Supplied material

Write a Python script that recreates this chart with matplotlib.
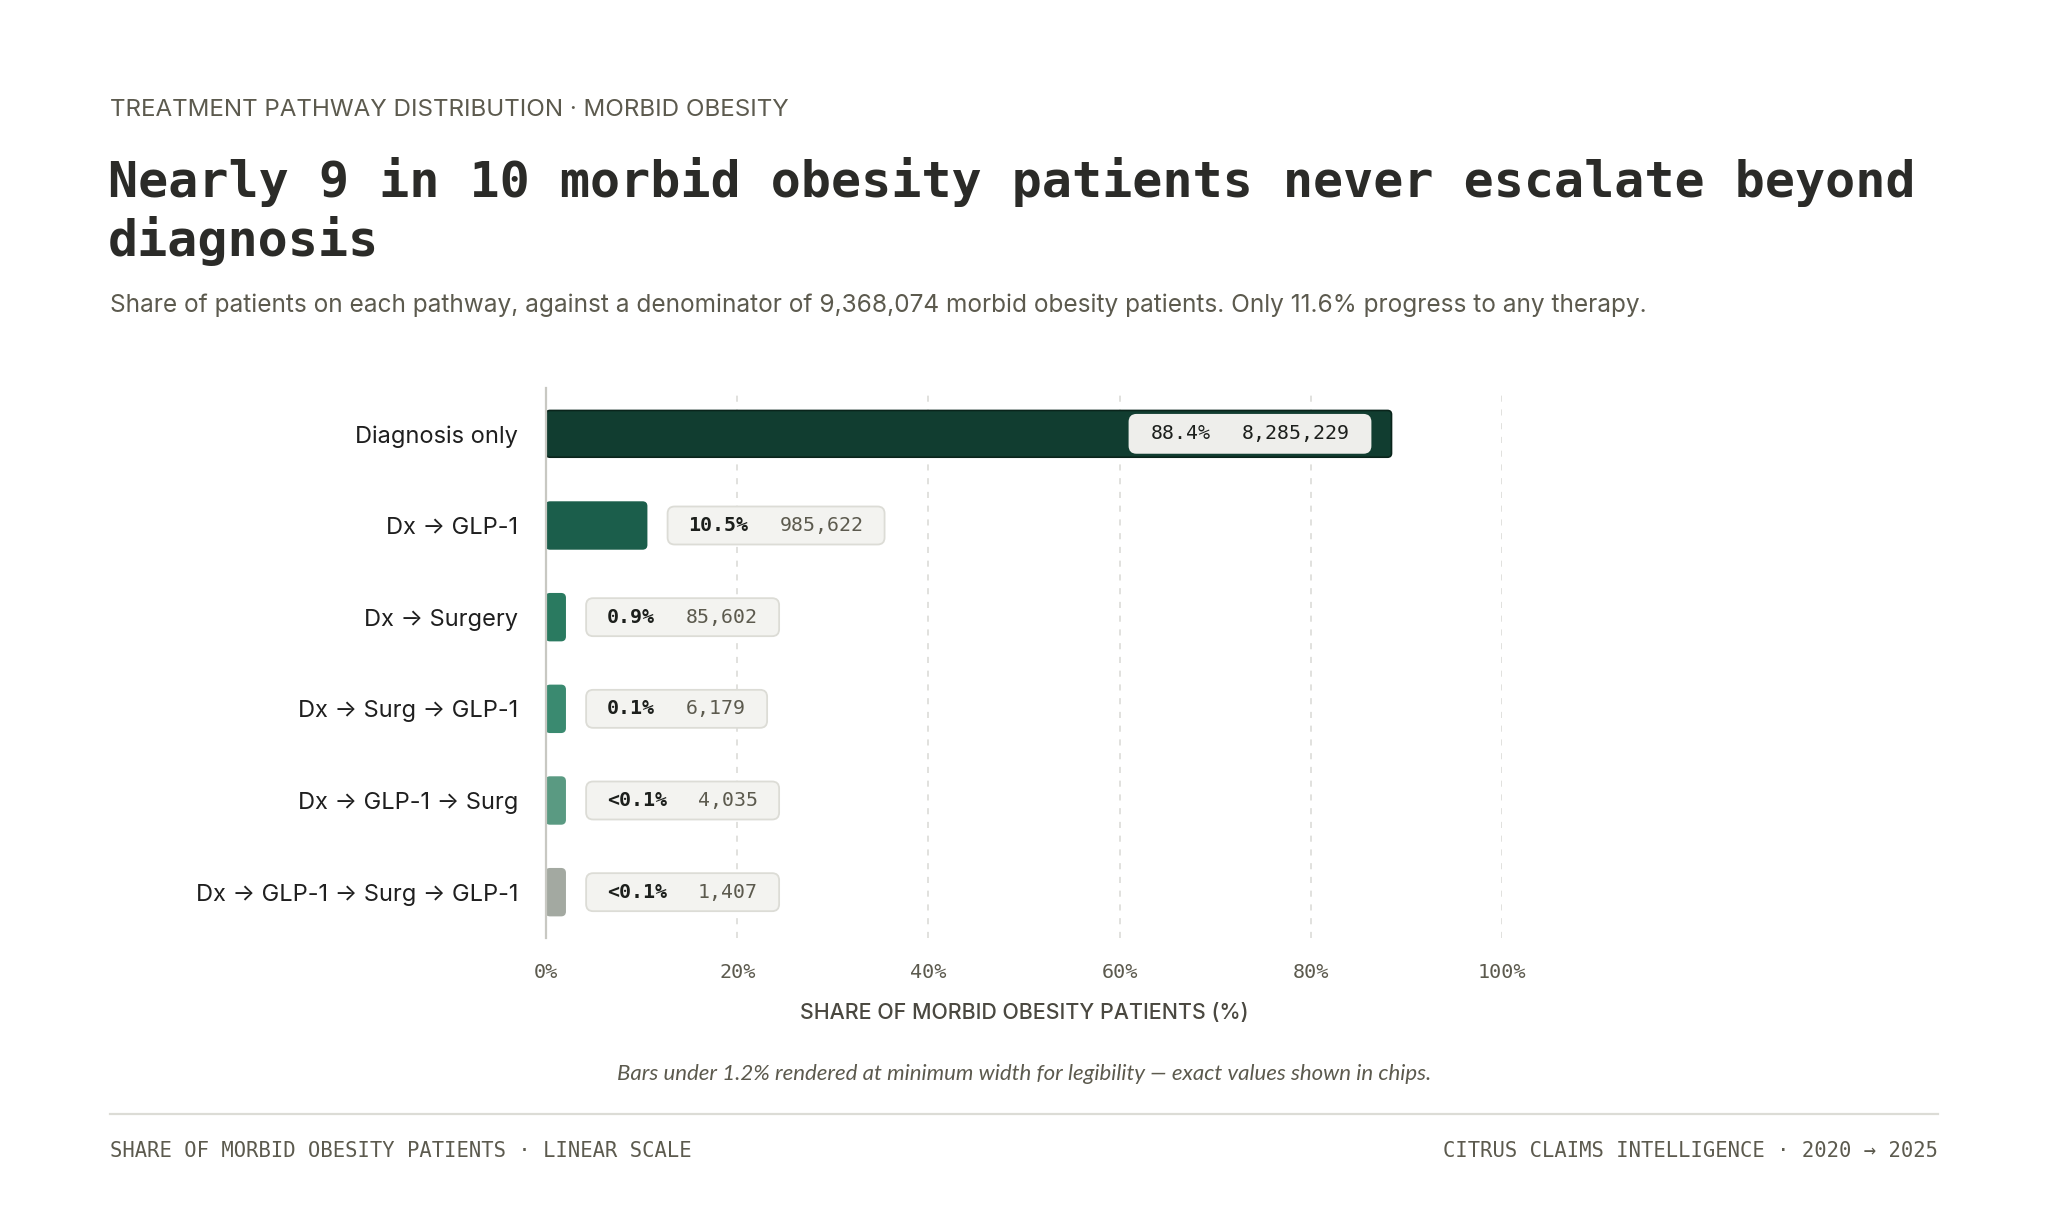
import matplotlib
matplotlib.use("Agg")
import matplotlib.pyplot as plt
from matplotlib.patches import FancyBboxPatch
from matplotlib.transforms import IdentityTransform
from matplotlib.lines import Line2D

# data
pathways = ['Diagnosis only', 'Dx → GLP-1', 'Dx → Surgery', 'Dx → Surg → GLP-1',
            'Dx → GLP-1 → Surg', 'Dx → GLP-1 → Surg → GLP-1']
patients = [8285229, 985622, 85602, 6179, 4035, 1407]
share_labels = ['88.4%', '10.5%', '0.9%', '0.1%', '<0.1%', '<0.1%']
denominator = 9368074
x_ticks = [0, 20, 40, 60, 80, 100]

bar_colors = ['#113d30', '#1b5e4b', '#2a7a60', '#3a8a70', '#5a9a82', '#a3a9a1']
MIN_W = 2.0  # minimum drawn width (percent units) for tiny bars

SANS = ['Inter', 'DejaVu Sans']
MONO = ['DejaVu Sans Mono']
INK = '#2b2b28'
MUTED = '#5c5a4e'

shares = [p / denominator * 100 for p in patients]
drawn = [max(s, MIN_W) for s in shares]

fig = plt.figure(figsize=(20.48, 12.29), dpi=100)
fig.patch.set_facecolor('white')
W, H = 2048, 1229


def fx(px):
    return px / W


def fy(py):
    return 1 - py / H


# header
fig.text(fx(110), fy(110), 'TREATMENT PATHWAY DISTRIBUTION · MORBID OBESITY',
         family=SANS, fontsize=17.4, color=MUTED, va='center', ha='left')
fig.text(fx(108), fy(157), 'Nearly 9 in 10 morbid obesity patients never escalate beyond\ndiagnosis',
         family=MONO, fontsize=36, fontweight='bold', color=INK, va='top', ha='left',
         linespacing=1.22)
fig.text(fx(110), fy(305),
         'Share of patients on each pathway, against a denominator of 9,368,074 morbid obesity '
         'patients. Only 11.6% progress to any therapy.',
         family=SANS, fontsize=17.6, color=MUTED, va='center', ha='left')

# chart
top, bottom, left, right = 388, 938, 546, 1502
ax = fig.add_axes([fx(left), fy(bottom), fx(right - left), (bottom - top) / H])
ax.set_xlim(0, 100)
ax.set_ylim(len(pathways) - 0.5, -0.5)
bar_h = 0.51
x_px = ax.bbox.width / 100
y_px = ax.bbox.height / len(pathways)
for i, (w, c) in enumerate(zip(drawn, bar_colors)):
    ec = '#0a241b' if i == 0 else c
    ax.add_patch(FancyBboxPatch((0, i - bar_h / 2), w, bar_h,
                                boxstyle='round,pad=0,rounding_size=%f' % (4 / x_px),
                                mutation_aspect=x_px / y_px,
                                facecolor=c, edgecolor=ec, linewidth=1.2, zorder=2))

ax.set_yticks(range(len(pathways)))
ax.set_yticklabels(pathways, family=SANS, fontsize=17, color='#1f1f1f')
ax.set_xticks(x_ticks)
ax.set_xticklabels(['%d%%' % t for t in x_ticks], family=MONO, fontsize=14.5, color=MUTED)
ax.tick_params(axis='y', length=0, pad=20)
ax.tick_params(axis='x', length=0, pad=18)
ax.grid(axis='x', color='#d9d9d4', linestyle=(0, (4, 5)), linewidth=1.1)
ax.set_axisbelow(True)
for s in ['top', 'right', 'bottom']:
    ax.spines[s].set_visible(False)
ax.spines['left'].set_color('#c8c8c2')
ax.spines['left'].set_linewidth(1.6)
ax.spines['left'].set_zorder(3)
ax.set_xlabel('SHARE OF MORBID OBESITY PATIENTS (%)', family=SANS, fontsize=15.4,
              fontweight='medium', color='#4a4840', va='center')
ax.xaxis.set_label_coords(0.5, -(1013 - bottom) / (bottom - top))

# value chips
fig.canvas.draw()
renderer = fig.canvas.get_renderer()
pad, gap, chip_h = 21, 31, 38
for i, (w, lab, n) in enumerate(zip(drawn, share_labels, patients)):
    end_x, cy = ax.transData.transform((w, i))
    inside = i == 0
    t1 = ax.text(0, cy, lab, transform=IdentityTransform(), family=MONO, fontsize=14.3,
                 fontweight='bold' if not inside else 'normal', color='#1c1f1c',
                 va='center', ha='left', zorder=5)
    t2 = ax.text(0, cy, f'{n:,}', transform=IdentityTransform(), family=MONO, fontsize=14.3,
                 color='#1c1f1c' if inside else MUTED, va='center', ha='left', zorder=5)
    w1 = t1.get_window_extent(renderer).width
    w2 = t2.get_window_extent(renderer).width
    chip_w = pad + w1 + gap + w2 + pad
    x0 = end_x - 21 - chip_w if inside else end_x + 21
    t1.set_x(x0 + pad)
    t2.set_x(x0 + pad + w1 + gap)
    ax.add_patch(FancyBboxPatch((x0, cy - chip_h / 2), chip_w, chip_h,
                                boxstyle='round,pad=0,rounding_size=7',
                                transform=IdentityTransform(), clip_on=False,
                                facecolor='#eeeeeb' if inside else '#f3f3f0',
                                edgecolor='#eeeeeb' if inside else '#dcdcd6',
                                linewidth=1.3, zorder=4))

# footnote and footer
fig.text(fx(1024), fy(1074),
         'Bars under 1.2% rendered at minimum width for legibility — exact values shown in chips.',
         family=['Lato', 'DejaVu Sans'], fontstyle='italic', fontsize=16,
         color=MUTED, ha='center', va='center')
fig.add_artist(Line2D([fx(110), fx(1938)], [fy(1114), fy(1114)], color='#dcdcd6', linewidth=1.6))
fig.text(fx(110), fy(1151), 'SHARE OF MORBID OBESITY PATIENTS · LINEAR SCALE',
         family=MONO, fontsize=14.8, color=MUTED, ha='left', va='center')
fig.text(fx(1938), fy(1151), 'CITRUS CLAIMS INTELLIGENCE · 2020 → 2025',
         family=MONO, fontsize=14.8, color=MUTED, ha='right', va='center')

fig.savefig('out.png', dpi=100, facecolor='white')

Problem requirements
Copy the material shown above in full and exactly. Skip the pictures.

Task response
Write a Python script that recreates this chart with matplotlib.
import matplotlib
matplotlib.use("Agg")
import matplotlib.pyplot as plt
from matplotlib.patches import FancyBboxPatch
from matplotlib.transforms import IdentityTransform
from matplotlib.lines import Line2D

# data
pathways = ['Diagnosis only', 'Dx → GLP-1', 'Dx → Surgery', 'Dx → Surg → GLP-1',
            'Dx → GLP-1 → Surg', 'Dx → GLP-1 → Surg → GLP-1']
patients = [8285229, 985622, 85602, 6179, 4035, 1407]
share_labels = ['88.4%', '10.5%', '0.9%', '0.1%', '<0.1%', '<0.1%']
denominator = 9368074
x_ticks = [0, 20, 40, 60, 80, 100]

bar_colors = ['#113d30', '#1b5e4b', '#2a7a60', '#3a8a70', '#5a9a82', '#a3a9a1']
MIN_W = 2.0  # minimum drawn width (percent units) for tiny bars

SANS = ['Inter', 'DejaVu Sans']
MONO = ['DejaVu Sans Mono']
INK = '#2b2b28'
MUTED = '#5c5a4e'

shares = [p / denominator * 100 for p in patients]
drawn = [max(s, MIN_W) for s in shares]

fig = plt.figure(figsize=(20.48, 12.29), dpi=100)
fig.patch.set_facecolor('white')
W, H = 2048, 1229


def fx(px):
    return px / W


def fy(py):
    return 1 - py / H


# header
fig.text(fx(110), fy(110), 'TREATMENT PATHWAY DISTRIBUTION · MORBID OBESITY',
         family=SANS, fontsize=17.4, color=MUTED, va='center', ha='left')
fig.text(fx(108), fy(157), 'Nearly 9 in 10 morbid obesity patients never escalate beyond\ndiagnosis',
         family=MONO, fontsize=36, fontweight='bold', color=INK, va='top', ha='left',
         linespacing=1.22)
fig.text(fx(110), fy(305),
         'Share of patients on each pathway, against a denominator of 9,368,074 morbid obesity '
         'patients. Only 11.6% progress to any therapy.',
         family=SANS, fontsize=17.6, color=MUTED, va='center', ha='left')

# chart
top, bottom, left, right = 388, 938, 546, 1502
ax = fig.add_axes([fx(left), fy(bottom), fx(right - left), (bottom - top) / H])
ax.set_xlim(0, 100)
ax.set_ylim(len(pathways) - 0.5, -0.5)
bar_h = 0.51
x_px = ax.bbox.width / 100
y_px = ax.bbox.height / len(pathways)
for i, (w, c) in enumerate(zip(drawn, bar_colors)):
    ec = '#0a241b' if i == 0 else c
    ax.add_patch(FancyBboxPatch((0, i - bar_h / 2), w, bar_h,
                                boxstyle='round,pad=0,rounding_size=%f' % (4 / x_px),
                                mutation_aspect=x_px / y_px,
                                facecolor=c, edgecolor=ec, linewidth=1.2, zorder=2))

ax.set_yticks(range(len(pathways)))
ax.set_yticklabels(pathways, family=SANS, fontsize=17, color='#1f1f1f')
ax.set_xticks(x_ticks)
ax.set_xticklabels(['%d%%' % t for t in x_ticks], family=MONO, fontsize=14.5, color=MUTED)
ax.tick_params(axis='y', length=0, pad=20)
ax.tick_params(axis='x', length=0, pad=18)
ax.grid(axis='x', color='#d9d9d4', linestyle=(0, (4, 5)), linewidth=1.1)
ax.set_axisbelow(True)
for s in ['top', 'right', 'bottom']:
    ax.spines[s].set_visible(False)
ax.spines['left'].set_color('#c8c8c2')
ax.spines['left'].set_linewidth(1.6)
ax.spines['left'].set_zorder(3)
ax.set_xlabel('SHARE OF MORBID OBESITY PATIENTS (%)', family=SANS, fontsize=15.4,
              fontweight='medium', color='#4a4840', va='center')
ax.xaxis.set_label_coords(0.5, -(1013 - bottom) / (bottom - top))

# value chips
fig.canvas.draw()
renderer = fig.canvas.get_renderer()
pad, gap, chip_h = 21, 31, 38
for i, (w, lab, n) in enumerate(zip(drawn, share_labels, patients)):
    end_x, cy = ax.transData.transform((w, i))
    inside = i == 0
    t1 = ax.text(0, cy, lab, transform=IdentityTransform(), family=MONO, fontsize=14.3,
                 fontweight='bold' if not inside else 'normal', color='#1c1f1c',
                 va='center', ha='left', zorder=5)
    t2 = ax.text(0, cy, f'{n:,}', transform=IdentityTransform(), family=MONO, fontsize=14.3,
                 color='#1c1f1c' if inside else MUTED, va='center', ha='left', zorder=5)
    w1 = t1.get_window_extent(renderer).width
    w2 = t2.get_window_extent(renderer).width
    chip_w = pad + w1 + gap + w2 + pad
    x0 = end_x - 21 - chip_w if inside else end_x + 21
    t1.set_x(x0 + pad)
    t2.set_x(x0 + pad + w1 + gap)
    ax.add_patch(FancyBboxPatch((x0, cy - chip_h / 2), chip_w, chip_h,
                                boxstyle='round,pad=0,rounding_size=7',
                                transform=IdentityTransform(), clip_on=False,
                                facecolor='#eeeeeb' if inside else '#f3f3f0',
                                edgecolor='#eeeeeb' if inside else '#dcdcd6',
                                linewidth=1.3, zorder=4))

# footnote and footer
fig.text(fx(1024), fy(1074),
         'Bars under 1.2% rendered at minimum width for legibility — exact values shown in chips.',
         family=['Lato', 'DejaVu Sans'], fontstyle='italic', fontsize=16,
         color=MUTED, ha='center', va='center')
fig.add_artist(Line2D([fx(110), fx(1938)], [fy(1114), fy(1114)], color='#dcdcd6', linewidth=1.6))
fig.text(fx(110), fy(1151), 'SHARE OF MORBID OBESITY PATIENTS · LINEAR SCALE',
         family=MONO, fontsize=14.8, color=MUTED, ha='left', va='center')
fig.text(fx(1938), fy(1151), 'CITRUS CLAIMS INTELLIGENCE · 2020 → 2025',
         family=MONO, fontsize=14.8, color=MUTED, ha='right', va='center')

fig.savefig('out.png', dpi=100, facecolor='white')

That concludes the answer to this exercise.